Consider the merchandise supply chain. Counterfeit jerseys cost the industry an estimated €500 million annually. A verifiable digital twin (NFT) tied to a physical garment could enable authenticity at scale, unlocking premium pricing for genuine goods. The Bundesliga club Borussia Dortmund experimented with this in 2024, and early data shows a 20% increase in willing-to-pay for verified jerseys.
Consider fan engagement data. Clubs currently pay intermediaries to know who their fans are and what they buy. A permissionless, portable identity layer (e.g., a user-controlled wallet aggregating on-chain activity) would let clubs reward superfans directly, bypassing Facebook and Google’s data taxes. The cost savings alone could fund a club’s entire digital transformation budget.
But here’s the contrarian insight: none of these use cases require a native token. The token is a distraction. The value lies in the infrastructure—zero-knowledge proofs for privacy, smart contracts for trustless settlement, and decentralized storage for provenance. The clubs that survive will treat blockchain as an engineering tool, not a marketing gimmick.
Contrarian: The "Liquidity Fragmentation" Narrative Is Dead Wrong for Sports
The crypto echo chamber loves to say that liquidity is fragmented across chains and that sports leagues should "pick one network" or "unify via cross-chain bridges." I call this the VC solution in search of a problem. In sports, the real fragmentation is not technical—it’s commercial and regulatory. A Premier League club operates under UK law, a La Liga club under Spanish law. Their fan bases are in different tax jurisdictions, with different KYC requirements and payment rails.
I’ve seen projects try to push "multi-chain fan tokens" only to fail because each chain’s legal compliance is a separate cost center. The winning strategy is the opposite: one chain, one jurisdiction, deep regulatory moat. In 2024, when the European Union’s MiCA regulation came into full effect, every crypto project servicing EU clubs had to register. The ones that chose a single chain (like Ethereum, which has a clear regulatory path) had a 6–12 month compliance advantage. The "liquidity fragmentation" narrative is a red herring; the real battle is fought in legal documents, not smart contracts.

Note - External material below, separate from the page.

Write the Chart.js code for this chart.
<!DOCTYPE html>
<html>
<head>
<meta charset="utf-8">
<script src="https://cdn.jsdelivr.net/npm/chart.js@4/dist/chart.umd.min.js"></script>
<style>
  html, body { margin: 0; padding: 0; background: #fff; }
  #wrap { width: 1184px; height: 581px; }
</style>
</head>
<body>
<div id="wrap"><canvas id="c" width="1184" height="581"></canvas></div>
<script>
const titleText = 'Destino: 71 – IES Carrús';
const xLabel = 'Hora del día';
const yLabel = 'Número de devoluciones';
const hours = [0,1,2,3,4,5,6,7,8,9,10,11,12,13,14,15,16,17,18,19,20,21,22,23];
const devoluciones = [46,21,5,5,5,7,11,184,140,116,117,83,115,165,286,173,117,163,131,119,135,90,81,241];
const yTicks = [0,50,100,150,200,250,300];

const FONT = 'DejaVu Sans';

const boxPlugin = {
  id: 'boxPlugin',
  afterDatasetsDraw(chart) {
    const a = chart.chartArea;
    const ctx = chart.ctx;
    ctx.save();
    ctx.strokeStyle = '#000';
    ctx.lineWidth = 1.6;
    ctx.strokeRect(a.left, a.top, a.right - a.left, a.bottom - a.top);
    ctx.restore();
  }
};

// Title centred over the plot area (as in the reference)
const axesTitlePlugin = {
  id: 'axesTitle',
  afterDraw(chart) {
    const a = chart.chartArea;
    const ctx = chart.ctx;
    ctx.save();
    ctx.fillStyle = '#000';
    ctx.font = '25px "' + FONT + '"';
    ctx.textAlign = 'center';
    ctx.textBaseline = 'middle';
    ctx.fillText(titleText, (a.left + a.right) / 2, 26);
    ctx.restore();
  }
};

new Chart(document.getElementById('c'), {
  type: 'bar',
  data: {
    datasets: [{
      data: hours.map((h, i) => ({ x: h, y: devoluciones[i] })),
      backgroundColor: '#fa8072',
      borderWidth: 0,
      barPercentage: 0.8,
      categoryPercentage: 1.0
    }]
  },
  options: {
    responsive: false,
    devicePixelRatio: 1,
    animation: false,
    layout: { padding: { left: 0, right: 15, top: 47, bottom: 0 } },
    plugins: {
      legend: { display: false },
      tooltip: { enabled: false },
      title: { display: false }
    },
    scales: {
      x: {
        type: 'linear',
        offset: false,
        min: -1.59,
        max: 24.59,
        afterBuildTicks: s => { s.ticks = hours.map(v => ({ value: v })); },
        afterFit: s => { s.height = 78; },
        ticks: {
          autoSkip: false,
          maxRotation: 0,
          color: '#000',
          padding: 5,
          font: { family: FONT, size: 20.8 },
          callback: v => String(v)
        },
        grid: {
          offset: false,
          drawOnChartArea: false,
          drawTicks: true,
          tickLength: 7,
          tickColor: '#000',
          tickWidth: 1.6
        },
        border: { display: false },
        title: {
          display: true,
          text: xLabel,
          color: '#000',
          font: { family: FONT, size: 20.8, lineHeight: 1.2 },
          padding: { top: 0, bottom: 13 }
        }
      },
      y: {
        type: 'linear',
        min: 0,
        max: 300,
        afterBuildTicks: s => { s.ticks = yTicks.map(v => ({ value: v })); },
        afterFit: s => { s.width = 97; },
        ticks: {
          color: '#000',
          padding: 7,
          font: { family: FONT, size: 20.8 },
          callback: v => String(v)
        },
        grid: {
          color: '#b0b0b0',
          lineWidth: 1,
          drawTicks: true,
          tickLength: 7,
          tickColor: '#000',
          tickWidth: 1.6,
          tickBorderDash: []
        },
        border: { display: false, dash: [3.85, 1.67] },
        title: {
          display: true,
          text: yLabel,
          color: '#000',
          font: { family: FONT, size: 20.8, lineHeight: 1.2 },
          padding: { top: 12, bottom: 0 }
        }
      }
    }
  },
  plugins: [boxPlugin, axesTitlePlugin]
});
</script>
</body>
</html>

Another contrarian point: the fan doesn’t care about decentralization. My research partner once ran a survey of 500 season-ticket holders at a Bundesliga club. Only 3% had ever purchased a fan token. When asked why, the top answer was "too complicated and no clear benefit." The narrative that fans are "crypto-native" is a lie told by VCs to justify investment multiples. The real opportunity is invisible blockchain: the fan buys a ticket on their phone, the transaction settles on-chain without them ever knowing. The narrative should die and be replaced by product-market fit.
Takeaway: Hunting for the Story That Defines the Next Cycle
The Deloitte report is not a cryptocurrency story; it’s a call to action for real infrastructure builders. The narrative that defines the next cycle will not be "fan tokens go up" but "operational costs go down." I am looking for projects that quietly embed blockchain into ticketing, supply chain, and identity—without any fanfare. I am looking for teams that have spent three years navigating regulatory complexity for a single partnership with a real football club, not a testnet with 10,000 users.
My pre-mortem for this sector remains: be skeptical of every "sports + crypto" announcement until you see the club’s CFO sign off on the cost savings. The stories that survive will be the ones that fix the €40B machine, not the ones that ride its deceleration into a speculative frenzy.